▶ Description of the task:
Pull out exactly the lines from the line containing "Recreate this image" to the line containing "colors = ['#5B93D3', '#D0504D', '#9BBB59', '#8064A2', '#4BACC6']", both lines included, with pictures removed from the copy.

▶ Data excerpts:
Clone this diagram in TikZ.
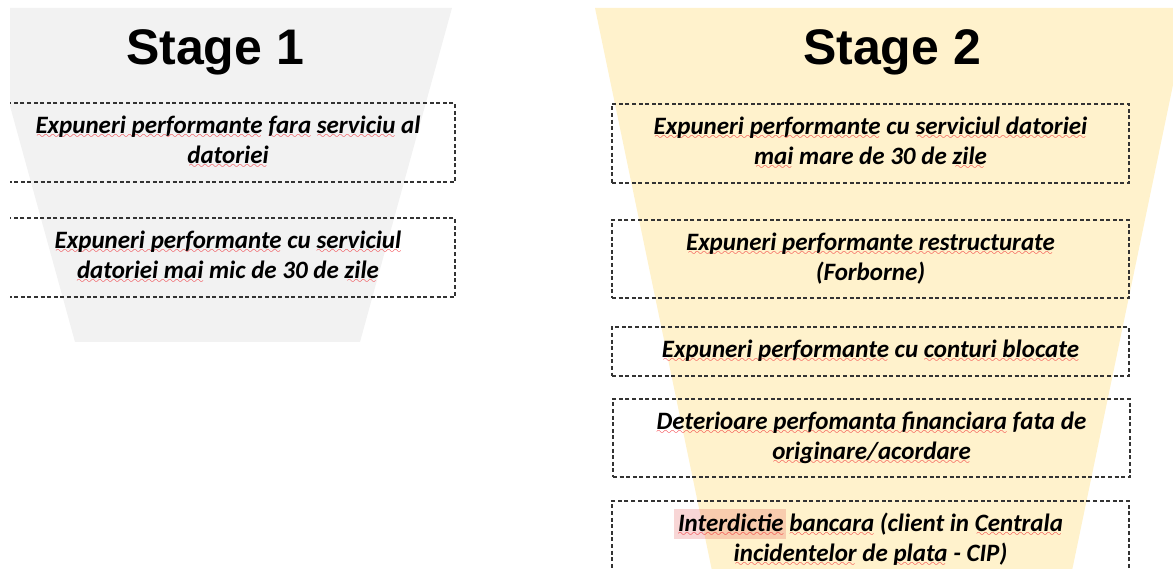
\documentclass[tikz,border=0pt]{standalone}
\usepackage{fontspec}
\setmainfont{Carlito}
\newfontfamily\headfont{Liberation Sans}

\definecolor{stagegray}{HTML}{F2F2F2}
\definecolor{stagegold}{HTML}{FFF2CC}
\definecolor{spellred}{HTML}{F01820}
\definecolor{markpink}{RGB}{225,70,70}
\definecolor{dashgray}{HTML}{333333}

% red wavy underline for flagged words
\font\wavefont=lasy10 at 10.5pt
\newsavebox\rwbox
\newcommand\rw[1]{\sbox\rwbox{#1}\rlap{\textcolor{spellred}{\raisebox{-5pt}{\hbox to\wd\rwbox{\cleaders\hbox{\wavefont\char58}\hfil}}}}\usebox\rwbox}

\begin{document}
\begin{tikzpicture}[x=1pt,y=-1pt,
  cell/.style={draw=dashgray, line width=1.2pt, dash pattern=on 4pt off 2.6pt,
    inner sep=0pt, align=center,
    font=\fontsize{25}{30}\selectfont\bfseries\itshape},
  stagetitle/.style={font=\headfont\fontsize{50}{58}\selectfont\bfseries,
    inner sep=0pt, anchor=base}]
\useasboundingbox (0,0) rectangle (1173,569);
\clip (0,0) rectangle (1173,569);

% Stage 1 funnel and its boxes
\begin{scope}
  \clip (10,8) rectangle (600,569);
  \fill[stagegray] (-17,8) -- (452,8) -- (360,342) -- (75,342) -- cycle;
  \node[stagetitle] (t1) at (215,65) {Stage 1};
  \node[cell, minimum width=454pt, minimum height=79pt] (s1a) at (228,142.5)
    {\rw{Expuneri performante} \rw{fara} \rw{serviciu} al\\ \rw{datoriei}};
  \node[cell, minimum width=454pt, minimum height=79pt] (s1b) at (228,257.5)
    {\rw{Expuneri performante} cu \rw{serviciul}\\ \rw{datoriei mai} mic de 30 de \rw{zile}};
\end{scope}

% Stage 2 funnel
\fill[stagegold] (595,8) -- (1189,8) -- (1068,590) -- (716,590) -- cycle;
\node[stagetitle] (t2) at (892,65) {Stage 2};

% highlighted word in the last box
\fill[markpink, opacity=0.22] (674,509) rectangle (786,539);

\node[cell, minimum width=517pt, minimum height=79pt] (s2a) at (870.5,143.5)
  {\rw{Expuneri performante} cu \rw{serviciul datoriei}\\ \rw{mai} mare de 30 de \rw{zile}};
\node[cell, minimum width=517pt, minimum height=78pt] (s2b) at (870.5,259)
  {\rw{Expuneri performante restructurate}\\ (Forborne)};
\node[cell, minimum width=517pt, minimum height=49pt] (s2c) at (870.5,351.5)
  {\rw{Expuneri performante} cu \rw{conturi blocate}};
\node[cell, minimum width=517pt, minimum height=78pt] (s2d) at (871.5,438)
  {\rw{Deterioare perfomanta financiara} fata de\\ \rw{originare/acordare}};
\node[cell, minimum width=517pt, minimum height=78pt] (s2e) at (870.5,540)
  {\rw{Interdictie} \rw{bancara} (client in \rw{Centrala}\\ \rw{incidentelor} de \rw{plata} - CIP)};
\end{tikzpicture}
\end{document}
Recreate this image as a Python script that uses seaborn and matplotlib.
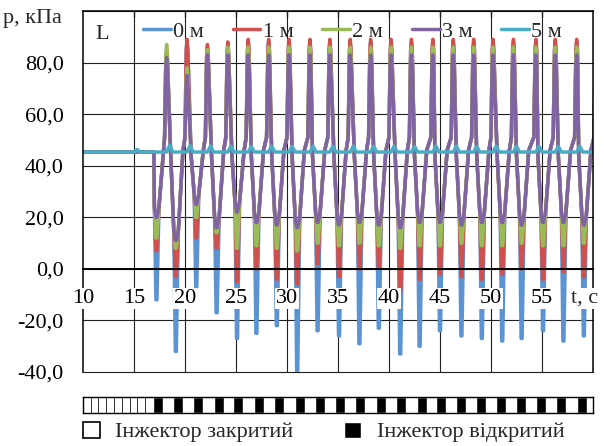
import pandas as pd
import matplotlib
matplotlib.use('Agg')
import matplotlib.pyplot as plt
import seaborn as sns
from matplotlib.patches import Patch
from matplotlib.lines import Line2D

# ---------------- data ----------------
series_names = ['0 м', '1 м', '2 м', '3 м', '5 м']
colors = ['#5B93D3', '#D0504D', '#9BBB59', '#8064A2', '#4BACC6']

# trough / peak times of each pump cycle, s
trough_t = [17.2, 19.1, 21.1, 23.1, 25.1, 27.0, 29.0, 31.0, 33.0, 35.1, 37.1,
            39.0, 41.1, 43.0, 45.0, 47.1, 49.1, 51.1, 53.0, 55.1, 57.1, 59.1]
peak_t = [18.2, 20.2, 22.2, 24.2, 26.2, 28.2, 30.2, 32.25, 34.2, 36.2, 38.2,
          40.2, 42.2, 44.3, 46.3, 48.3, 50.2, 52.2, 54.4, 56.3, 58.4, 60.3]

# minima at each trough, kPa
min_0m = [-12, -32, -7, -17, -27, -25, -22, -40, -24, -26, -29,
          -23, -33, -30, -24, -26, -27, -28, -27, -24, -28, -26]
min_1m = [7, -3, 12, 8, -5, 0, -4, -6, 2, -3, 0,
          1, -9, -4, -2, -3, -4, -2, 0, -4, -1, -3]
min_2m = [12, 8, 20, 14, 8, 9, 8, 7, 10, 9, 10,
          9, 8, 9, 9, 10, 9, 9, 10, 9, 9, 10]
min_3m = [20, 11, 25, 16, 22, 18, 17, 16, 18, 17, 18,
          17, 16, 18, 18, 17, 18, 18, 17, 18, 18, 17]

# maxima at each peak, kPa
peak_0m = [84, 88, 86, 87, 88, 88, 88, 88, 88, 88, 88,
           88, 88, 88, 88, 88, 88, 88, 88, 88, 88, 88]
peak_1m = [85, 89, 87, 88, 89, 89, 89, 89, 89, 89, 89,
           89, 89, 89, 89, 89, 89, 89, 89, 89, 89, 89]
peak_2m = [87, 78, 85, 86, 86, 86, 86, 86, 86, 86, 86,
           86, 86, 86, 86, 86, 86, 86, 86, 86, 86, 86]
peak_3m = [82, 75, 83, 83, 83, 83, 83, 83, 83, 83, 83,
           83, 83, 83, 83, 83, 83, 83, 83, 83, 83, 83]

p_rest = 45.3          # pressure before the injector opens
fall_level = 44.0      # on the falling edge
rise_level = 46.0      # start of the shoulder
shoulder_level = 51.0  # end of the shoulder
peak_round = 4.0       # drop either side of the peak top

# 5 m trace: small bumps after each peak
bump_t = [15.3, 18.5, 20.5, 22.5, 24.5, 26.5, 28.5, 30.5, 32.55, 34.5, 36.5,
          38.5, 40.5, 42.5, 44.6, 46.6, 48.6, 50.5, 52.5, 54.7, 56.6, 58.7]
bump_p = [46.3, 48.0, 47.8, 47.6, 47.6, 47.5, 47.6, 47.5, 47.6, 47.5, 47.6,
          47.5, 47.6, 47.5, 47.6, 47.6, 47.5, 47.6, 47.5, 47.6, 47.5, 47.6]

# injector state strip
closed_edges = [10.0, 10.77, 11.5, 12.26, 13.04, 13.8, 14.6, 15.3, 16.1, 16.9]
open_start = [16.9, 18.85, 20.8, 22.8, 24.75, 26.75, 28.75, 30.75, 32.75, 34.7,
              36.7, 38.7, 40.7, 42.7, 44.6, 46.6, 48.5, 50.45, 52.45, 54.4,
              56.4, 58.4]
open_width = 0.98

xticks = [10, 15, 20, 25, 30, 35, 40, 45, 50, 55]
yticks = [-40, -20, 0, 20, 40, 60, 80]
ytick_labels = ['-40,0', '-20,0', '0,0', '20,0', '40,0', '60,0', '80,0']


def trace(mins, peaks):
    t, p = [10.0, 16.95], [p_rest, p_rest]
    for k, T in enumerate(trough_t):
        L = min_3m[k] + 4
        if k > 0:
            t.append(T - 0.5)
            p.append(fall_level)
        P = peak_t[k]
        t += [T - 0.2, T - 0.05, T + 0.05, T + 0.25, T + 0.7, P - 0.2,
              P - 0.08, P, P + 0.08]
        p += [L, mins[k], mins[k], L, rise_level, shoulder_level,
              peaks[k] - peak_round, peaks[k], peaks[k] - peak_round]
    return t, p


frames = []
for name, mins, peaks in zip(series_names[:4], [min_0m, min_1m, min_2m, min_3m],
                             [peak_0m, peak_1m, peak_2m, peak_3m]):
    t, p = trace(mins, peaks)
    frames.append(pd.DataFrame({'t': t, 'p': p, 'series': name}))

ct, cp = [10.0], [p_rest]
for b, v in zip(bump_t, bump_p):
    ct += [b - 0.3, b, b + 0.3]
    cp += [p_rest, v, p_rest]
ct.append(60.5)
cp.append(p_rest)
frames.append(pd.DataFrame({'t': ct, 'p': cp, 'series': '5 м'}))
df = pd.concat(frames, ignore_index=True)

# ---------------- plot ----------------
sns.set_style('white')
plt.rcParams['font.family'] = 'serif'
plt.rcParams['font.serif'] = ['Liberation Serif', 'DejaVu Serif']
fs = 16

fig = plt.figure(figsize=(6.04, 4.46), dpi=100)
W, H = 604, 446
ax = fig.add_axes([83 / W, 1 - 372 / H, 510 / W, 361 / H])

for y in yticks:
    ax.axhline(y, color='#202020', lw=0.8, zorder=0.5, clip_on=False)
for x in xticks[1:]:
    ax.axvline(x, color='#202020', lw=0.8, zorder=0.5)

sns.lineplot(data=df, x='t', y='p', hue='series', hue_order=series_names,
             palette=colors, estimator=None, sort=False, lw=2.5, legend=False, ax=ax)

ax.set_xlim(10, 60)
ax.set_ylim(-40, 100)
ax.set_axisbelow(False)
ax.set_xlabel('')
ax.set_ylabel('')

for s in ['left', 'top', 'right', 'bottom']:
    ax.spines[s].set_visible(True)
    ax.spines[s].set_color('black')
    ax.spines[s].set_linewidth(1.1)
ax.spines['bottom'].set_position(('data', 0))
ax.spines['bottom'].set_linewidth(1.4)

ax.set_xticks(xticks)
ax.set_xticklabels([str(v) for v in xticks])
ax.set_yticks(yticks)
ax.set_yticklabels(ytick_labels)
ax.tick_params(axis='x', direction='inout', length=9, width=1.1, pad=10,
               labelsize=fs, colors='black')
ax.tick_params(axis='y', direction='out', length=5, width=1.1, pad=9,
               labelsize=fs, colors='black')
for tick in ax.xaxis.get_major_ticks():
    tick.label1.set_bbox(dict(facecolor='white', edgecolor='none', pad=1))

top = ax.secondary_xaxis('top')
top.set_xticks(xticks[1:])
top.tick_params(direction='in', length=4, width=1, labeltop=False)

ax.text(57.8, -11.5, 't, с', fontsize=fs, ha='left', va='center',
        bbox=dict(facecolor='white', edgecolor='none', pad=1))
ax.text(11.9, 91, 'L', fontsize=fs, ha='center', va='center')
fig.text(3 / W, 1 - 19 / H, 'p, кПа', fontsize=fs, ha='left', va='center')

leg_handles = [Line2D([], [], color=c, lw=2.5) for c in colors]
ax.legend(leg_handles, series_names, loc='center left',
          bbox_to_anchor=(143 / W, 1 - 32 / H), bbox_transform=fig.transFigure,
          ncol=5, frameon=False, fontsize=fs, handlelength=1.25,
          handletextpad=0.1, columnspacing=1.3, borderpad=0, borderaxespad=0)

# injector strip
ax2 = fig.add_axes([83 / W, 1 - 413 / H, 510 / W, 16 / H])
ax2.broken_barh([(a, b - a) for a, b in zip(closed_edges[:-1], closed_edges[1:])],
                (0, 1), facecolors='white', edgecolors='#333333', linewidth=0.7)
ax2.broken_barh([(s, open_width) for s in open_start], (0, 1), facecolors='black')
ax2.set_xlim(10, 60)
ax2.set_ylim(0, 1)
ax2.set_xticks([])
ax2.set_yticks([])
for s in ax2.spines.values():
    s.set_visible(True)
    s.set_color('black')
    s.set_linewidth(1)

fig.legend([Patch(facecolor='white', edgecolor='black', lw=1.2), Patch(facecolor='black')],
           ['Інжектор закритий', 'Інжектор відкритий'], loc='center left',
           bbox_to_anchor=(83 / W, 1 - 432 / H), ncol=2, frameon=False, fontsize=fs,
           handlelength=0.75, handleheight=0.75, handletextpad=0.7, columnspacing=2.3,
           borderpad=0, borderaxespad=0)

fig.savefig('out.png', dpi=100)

▶ Answer to this exercise:
Recreate this image as a Python script that uses seaborn and matplotlib.
import pandas as pd
import matplotlib
matplotlib.use('Agg')
import matplotlib.pyplot as plt
import seaborn as sns
from matplotlib.patches import Patch
from matplotlib.lines import Line2D

# ---------------- data ----------------
series_names = ['0 м', '1 м', '2 м', '3 м', '5 м']
colors = ['#5B93D3', '#D0504D', '#9BBB59', '#8064A2', '#4BACC6']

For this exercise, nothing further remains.